● **Task brief**
Print, word for word, the opening line of the data below and every line after it through the line that contains "(1337,1034) -- cycle;", but not the pictures.

● **Data shown**
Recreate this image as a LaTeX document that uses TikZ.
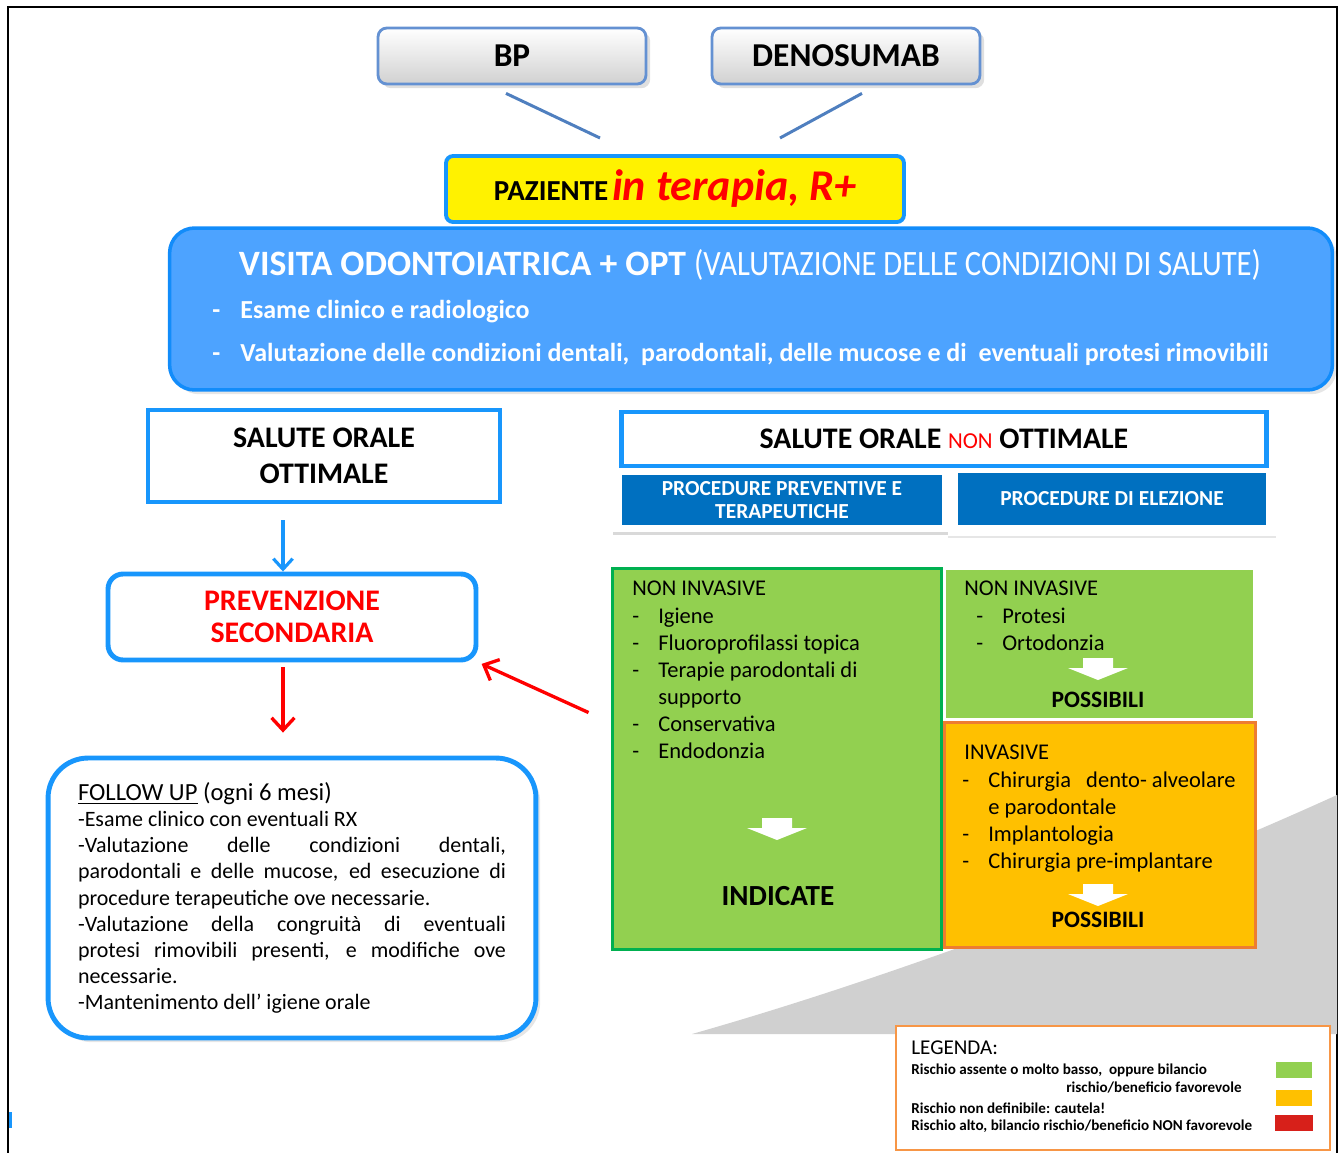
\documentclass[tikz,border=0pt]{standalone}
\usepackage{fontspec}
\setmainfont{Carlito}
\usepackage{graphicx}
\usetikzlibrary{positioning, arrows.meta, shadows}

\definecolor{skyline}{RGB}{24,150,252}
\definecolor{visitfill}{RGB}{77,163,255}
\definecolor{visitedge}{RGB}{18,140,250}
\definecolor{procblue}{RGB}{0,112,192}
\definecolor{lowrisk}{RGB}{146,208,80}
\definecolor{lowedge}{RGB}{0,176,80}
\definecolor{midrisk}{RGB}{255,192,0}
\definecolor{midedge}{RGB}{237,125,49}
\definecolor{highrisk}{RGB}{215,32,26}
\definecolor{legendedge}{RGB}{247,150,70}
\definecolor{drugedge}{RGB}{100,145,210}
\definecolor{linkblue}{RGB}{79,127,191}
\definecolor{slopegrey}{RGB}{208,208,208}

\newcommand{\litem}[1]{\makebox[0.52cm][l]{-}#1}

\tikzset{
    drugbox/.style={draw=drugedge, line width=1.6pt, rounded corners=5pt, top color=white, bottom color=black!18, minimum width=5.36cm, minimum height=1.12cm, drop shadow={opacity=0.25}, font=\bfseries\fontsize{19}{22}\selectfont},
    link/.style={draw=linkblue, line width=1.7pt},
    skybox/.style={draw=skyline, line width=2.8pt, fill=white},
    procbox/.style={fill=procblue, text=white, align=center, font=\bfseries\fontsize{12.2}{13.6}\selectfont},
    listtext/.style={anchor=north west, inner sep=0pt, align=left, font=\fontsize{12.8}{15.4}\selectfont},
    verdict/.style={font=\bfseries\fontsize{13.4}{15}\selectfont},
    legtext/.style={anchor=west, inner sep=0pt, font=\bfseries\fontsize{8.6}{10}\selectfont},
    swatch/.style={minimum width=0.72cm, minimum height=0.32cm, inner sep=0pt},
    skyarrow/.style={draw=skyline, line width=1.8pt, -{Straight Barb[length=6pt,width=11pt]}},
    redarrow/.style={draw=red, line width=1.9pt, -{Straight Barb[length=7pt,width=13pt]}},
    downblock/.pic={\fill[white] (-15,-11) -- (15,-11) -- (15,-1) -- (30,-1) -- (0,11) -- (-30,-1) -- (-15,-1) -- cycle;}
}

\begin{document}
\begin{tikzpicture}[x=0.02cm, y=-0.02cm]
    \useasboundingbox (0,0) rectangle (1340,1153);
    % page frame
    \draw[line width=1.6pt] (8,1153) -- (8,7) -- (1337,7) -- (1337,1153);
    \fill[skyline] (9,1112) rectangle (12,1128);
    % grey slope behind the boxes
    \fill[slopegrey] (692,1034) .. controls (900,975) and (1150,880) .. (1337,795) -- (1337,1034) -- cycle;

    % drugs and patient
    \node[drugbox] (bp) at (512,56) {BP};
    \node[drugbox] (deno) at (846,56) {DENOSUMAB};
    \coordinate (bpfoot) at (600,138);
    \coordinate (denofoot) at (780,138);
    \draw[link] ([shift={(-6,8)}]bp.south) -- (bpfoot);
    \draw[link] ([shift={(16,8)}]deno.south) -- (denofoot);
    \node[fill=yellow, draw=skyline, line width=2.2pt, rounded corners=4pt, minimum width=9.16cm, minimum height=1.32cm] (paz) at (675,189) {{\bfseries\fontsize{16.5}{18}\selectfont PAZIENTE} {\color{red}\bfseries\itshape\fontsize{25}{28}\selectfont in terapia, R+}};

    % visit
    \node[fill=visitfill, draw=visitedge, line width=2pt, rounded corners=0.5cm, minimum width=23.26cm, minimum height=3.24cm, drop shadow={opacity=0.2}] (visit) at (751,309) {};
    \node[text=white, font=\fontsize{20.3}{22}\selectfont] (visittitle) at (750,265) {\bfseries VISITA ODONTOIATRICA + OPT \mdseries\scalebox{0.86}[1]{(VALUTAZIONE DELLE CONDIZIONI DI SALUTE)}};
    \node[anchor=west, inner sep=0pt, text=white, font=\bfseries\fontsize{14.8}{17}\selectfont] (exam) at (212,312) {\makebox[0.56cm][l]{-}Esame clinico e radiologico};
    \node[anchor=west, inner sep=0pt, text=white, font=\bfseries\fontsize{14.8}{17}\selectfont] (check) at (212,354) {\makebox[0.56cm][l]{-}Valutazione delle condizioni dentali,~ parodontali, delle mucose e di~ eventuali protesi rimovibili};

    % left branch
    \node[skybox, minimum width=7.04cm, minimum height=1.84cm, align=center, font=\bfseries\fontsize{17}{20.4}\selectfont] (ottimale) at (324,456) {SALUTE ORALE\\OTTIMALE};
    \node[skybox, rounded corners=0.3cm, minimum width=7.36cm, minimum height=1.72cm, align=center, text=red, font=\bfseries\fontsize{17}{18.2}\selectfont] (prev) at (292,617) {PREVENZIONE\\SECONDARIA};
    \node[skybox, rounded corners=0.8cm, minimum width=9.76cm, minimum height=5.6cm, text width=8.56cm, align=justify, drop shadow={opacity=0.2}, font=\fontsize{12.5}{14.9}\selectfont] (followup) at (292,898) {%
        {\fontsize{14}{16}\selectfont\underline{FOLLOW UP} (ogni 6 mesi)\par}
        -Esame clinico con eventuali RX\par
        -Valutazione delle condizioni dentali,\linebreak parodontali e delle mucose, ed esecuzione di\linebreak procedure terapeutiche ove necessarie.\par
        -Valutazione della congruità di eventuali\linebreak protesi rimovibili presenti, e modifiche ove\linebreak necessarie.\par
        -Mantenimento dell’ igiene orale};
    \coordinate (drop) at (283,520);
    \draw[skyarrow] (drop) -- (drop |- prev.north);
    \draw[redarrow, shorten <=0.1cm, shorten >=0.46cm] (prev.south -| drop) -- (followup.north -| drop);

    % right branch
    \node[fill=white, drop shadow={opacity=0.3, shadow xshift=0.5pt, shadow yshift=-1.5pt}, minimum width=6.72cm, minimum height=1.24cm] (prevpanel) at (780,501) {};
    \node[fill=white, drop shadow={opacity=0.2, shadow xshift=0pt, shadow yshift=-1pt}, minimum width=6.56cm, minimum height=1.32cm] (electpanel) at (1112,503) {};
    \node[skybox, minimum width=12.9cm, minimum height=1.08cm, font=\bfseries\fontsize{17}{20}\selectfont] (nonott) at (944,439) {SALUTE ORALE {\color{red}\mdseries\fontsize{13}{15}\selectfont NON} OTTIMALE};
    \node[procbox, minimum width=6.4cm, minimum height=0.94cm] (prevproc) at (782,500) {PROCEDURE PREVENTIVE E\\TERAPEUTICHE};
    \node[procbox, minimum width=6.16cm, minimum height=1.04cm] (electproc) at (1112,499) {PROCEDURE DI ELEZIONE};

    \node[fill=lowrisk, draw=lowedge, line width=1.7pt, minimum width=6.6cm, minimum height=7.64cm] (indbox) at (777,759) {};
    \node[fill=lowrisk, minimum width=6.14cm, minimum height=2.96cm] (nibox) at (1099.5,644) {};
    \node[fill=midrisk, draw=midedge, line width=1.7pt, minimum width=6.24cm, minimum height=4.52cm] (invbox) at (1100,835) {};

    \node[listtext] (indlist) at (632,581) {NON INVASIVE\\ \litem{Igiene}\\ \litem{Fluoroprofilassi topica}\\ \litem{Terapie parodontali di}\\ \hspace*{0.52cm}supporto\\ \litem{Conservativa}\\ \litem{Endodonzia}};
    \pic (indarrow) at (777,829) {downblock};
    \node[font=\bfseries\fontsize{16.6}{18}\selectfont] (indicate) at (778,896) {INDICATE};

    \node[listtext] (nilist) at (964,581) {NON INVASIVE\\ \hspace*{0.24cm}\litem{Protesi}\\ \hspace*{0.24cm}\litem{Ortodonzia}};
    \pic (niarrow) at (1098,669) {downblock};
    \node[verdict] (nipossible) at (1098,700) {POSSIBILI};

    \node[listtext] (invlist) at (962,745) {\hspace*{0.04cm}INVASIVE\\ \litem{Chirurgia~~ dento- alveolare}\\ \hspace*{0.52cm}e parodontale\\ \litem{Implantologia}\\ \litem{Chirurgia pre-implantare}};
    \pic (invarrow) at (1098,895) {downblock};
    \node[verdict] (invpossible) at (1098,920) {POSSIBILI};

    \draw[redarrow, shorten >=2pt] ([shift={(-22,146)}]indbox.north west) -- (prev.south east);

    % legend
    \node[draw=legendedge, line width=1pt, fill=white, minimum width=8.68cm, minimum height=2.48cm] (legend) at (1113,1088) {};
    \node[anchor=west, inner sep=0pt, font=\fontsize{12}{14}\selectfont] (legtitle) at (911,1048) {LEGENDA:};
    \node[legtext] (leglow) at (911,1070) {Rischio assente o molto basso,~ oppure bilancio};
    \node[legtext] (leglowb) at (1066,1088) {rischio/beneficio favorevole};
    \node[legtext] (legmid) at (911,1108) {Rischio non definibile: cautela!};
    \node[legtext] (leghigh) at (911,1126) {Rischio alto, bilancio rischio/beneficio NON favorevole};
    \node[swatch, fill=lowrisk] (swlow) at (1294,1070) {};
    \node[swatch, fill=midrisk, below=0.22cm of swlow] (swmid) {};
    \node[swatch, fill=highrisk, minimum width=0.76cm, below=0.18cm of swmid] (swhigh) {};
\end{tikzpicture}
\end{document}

● **Written answer**
Recreate this image as a LaTeX document that uses TikZ.
\documentclass[tikz,border=0pt]{standalone}
\usepackage{fontspec}
\setmainfont{Carlito}
\usepackage{graphicx}
\usetikzlibrary{positioning, arrows.meta, shadows}

\definecolor{skyline}{RGB}{24,150,252}
\definecolor{visitfill}{RGB}{77,163,255}
\definecolor{visitedge}{RGB}{18,140,250}
\definecolor{procblue}{RGB}{0,112,192}
\definecolor{lowrisk}{RGB}{146,208,80}
\definecolor{lowedge}{RGB}{0,176,80}
\definecolor{midrisk}{RGB}{255,192,0}
\definecolor{midedge}{RGB}{237,125,49}
\definecolor{highrisk}{RGB}{215,32,26}
\definecolor{legendedge}{RGB}{247,150,70}
\definecolor{drugedge}{RGB}{100,145,210}
\definecolor{linkblue}{RGB}{79,127,191}
\definecolor{slopegrey}{RGB}{208,208,208}

\newcommand{\litem}[1]{\makebox[0.52cm][l]{-}#1}

\tikzset{
    drugbox/.style={draw=drugedge, line width=1.6pt, rounded corners=5pt, top color=white, bottom color=black!18, minimum width=5.36cm, minimum height=1.12cm, drop shadow={opacity=0.25}, font=\bfseries\fontsize{19}{22}\selectfont},
    link/.style={draw=linkblue, line width=1.7pt},
    skybox/.style={draw=skyline, line width=2.8pt, fill=white},
    procbox/.style={fill=procblue, text=white, align=center, font=\bfseries\fontsize{12.2}{13.6}\selectfont},
    listtext/.style={anchor=north west, inner sep=0pt, align=left, font=\fontsize{12.8}{15.4}\selectfont},
    verdict/.style={font=\bfseries\fontsize{13.4}{15}\selectfont},
    legtext/.style={anchor=west, inner sep=0pt, font=\bfseries\fontsize{8.6}{10}\selectfont},
    swatch/.style={minimum width=0.72cm, minimum height=0.32cm, inner sep=0pt},
    skyarrow/.style={draw=skyline, line width=1.8pt, -{Straight Barb[length=6pt,width=11pt]}},
    redarrow/.style={draw=red, line width=1.9pt, -{Straight Barb[length=7pt,width=13pt]}},
    downblock/.pic={\fill[white] (-15,-11) -- (15,-11) -- (15,-1) -- (30,-1) -- (0,11) -- (-30,-1) -- (-15,-1) -- cycle;}
}

\begin{document}
\begin{tikzpicture}[x=0.02cm, y=-0.02cm]
    \useasboundingbox (0,0) rectangle (1340,1153);
    % page frame
    \draw[line width=1.6pt] (8,1153) -- (8,7) -- (1337,7) -- (1337,1153);
    \fill[skyline] (9,1112) rectangle (12,1128);
    % grey slope behind the boxes
    \fill[slopegrey] (692,1034) .. controls (900,975) and (1150,880) .. (1337,795) -- (1337,1034) -- cycle;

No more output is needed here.